• **GIVEN REQUEST**: Restate, exactly and without pictures, the lines from the start of the listing below through the line holding "a_yticks = [0, 2, 4, 6, 8, 10, 12]".

- - - - -

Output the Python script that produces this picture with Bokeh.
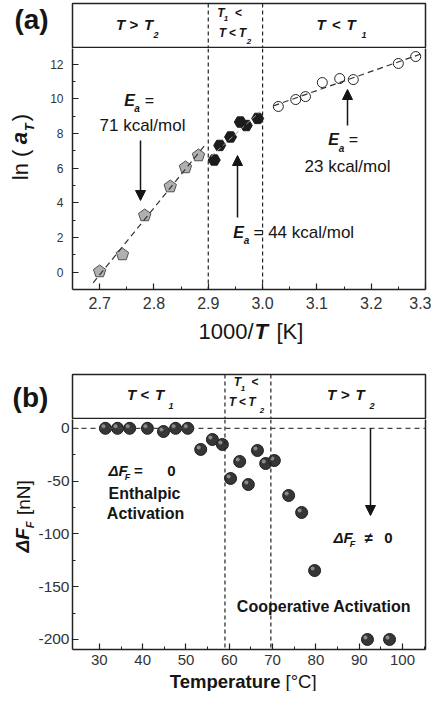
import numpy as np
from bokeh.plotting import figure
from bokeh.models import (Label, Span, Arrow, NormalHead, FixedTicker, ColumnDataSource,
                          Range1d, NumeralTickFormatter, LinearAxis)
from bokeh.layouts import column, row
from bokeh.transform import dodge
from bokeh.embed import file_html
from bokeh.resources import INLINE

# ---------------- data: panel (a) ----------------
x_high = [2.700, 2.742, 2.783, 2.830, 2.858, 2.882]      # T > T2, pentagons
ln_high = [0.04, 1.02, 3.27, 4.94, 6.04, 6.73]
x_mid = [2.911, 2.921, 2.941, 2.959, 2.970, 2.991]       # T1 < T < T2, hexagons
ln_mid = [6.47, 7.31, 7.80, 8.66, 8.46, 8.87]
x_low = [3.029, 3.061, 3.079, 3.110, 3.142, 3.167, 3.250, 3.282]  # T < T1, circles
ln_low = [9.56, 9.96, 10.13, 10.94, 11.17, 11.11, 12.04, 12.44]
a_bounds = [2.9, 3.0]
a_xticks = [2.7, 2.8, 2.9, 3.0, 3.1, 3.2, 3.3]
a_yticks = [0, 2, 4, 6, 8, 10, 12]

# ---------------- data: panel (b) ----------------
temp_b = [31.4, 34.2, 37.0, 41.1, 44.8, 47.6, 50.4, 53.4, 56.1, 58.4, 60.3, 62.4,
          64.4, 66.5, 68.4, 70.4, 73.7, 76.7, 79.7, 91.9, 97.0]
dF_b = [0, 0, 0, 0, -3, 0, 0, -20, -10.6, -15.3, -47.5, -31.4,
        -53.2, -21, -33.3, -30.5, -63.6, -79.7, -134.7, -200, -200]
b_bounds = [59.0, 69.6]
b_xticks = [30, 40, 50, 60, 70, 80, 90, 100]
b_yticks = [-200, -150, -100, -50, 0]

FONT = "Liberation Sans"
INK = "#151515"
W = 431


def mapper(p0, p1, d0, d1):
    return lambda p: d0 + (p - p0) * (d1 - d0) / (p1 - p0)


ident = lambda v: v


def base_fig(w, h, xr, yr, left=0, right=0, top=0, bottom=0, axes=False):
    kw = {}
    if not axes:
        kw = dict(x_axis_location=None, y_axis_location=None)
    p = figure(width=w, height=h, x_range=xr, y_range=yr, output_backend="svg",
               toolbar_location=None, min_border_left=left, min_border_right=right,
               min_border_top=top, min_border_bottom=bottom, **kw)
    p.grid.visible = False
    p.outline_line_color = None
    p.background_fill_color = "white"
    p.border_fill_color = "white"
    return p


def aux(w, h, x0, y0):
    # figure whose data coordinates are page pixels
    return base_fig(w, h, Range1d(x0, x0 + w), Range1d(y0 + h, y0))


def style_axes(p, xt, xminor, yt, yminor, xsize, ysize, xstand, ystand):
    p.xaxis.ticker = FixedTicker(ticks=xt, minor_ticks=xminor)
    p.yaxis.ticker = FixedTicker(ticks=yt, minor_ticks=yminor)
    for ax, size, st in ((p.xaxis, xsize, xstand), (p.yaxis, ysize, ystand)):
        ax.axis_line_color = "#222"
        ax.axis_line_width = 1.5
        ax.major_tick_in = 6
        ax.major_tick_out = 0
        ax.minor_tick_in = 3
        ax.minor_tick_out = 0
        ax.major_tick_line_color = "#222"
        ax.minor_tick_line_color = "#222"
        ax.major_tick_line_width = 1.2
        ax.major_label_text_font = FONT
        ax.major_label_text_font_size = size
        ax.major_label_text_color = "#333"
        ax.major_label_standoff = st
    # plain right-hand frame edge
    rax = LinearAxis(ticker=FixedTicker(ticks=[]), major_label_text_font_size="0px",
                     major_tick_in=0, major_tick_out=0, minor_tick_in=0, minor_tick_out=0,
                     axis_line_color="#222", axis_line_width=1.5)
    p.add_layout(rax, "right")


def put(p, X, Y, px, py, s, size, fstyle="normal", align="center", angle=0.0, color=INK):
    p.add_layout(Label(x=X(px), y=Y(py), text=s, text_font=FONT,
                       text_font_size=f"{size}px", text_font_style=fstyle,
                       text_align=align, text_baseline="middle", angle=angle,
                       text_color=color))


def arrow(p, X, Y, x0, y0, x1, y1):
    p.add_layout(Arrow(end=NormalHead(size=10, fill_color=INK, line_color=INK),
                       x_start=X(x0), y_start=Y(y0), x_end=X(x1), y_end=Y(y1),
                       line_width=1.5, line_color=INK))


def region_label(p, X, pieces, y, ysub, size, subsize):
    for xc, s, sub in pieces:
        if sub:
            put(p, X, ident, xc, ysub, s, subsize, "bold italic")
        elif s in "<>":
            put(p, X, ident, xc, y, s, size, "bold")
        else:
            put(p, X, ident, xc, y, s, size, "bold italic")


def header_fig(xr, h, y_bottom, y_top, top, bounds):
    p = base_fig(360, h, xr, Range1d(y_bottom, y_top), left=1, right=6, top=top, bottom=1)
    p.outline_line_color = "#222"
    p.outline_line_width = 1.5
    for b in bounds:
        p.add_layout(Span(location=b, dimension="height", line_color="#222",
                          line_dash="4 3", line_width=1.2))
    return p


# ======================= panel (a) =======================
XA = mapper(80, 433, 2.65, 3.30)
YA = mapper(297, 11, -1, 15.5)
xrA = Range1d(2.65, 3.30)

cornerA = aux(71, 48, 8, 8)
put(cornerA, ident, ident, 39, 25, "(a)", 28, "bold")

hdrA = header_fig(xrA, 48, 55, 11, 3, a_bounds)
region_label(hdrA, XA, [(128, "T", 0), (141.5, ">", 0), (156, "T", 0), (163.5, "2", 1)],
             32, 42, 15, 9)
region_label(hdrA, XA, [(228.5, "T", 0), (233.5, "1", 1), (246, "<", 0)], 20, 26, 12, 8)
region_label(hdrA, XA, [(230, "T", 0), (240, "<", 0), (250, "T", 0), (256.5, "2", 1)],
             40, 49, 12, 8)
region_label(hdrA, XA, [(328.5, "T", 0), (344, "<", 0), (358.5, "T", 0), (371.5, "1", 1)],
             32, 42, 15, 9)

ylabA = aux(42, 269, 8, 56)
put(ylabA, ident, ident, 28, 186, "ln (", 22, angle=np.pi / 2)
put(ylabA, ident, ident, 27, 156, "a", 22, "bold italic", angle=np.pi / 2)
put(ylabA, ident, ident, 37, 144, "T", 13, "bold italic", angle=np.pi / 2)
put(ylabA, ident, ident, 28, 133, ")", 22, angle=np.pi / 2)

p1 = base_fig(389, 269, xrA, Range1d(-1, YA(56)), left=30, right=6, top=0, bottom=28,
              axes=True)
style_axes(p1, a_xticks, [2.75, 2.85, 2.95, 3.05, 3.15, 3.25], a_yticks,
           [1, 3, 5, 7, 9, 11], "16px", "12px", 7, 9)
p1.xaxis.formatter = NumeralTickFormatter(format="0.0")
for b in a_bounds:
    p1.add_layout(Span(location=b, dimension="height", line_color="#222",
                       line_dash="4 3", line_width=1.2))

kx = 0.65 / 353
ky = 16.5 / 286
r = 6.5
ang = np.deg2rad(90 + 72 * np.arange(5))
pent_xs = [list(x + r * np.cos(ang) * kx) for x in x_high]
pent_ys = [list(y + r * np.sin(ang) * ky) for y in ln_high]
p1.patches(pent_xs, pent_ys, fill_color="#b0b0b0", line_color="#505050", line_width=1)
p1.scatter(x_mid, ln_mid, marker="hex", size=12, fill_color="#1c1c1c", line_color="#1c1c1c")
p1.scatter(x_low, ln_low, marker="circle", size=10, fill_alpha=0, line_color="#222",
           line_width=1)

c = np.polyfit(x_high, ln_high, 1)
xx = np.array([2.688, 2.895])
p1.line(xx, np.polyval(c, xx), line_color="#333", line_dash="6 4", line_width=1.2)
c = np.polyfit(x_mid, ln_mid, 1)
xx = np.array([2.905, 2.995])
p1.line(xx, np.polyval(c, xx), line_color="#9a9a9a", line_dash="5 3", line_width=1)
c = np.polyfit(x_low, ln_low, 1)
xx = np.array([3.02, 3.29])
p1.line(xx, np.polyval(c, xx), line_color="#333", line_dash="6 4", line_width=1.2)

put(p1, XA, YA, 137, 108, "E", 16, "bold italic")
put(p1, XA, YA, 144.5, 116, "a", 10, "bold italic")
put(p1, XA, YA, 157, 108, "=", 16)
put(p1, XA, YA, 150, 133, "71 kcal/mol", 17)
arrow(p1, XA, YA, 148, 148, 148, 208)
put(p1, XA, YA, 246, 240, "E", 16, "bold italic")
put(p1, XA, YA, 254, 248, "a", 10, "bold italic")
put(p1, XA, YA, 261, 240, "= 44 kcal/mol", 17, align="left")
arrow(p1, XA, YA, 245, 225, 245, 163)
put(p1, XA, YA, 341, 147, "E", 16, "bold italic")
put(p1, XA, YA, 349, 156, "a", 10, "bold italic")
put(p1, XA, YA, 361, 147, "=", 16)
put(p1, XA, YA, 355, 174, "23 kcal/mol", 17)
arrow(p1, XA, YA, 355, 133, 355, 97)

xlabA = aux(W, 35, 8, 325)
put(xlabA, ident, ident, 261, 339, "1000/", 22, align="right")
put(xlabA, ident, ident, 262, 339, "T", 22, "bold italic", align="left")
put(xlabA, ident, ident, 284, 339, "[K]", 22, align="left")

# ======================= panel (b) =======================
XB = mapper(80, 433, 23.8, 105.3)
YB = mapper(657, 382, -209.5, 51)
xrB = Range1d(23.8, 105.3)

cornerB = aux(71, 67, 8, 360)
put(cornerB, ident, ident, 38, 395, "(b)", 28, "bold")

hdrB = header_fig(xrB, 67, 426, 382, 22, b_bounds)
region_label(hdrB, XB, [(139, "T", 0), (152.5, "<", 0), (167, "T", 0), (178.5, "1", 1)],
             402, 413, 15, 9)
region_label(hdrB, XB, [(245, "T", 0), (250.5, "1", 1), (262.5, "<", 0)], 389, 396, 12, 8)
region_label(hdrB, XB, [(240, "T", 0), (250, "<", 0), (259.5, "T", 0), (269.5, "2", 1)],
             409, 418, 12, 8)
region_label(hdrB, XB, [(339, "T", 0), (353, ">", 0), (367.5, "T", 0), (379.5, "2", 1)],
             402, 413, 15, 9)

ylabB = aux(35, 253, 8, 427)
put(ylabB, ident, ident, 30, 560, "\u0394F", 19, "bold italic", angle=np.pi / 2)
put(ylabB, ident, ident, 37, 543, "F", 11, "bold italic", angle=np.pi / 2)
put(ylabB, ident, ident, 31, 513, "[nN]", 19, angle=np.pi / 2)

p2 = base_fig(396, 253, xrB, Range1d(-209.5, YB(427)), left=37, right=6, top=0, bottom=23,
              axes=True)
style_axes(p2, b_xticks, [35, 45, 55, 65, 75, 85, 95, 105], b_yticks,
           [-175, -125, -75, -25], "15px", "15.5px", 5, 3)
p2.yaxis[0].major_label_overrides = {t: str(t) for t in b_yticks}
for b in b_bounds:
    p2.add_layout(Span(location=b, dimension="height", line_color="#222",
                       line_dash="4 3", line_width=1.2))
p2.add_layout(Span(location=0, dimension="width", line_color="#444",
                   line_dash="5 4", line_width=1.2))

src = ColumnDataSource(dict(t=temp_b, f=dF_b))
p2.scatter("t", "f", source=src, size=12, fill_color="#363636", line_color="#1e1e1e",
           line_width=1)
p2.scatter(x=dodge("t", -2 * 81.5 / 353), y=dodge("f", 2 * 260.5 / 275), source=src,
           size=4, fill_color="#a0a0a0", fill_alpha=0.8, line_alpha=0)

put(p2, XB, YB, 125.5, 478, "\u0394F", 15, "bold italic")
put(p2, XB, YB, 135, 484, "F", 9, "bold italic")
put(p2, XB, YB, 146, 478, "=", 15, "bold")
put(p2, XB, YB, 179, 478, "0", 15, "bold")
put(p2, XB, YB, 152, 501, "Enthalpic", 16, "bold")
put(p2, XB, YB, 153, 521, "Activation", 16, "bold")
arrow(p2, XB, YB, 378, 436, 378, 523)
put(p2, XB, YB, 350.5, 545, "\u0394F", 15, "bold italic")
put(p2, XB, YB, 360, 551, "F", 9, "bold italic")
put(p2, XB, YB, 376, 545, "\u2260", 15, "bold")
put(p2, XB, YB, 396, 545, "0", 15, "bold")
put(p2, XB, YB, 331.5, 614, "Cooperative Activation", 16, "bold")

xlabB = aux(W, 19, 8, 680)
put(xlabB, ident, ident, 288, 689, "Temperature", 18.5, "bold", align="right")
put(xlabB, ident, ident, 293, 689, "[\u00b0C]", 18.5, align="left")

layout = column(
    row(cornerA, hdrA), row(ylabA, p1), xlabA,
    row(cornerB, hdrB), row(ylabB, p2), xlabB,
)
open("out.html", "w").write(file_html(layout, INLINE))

- - - - -

• **EXERCISE RESPONSE**:
Output the Python script that produces this picture with Bokeh.
import numpy as np
from bokeh.plotting import figure
from bokeh.models import (Label, Span, Arrow, NormalHead, FixedTicker, ColumnDataSource,
                          Range1d, NumeralTickFormatter, LinearAxis)
from bokeh.layouts import column, row
from bokeh.transform import dodge
from bokeh.embed import file_html
from bokeh.resources import INLINE

# ---------------- data: panel (a) ----------------
x_high = [2.700, 2.742, 2.783, 2.830, 2.858, 2.882]      # T > T2, pentagons
ln_high = [0.04, 1.02, 3.27, 4.94, 6.04, 6.73]
x_mid = [2.911, 2.921, 2.941, 2.959, 2.970, 2.991]       # T1 < T < T2, hexagons
ln_mid = [6.47, 7.31, 7.80, 8.66, 8.46, 8.87]
x_low = [3.029, 3.061, 3.079, 3.110, 3.142, 3.167, 3.250, 3.282]  # T < T1, circles
ln_low = [9.56, 9.96, 10.13, 10.94, 11.17, 11.11, 12.04, 12.44]
a_bounds = [2.9, 3.0]
a_xticks = [2.7, 2.8, 2.9, 3.0, 3.1, 3.2, 3.3]
a_yticks = [0, 2, 4, 6, 8, 10, 12]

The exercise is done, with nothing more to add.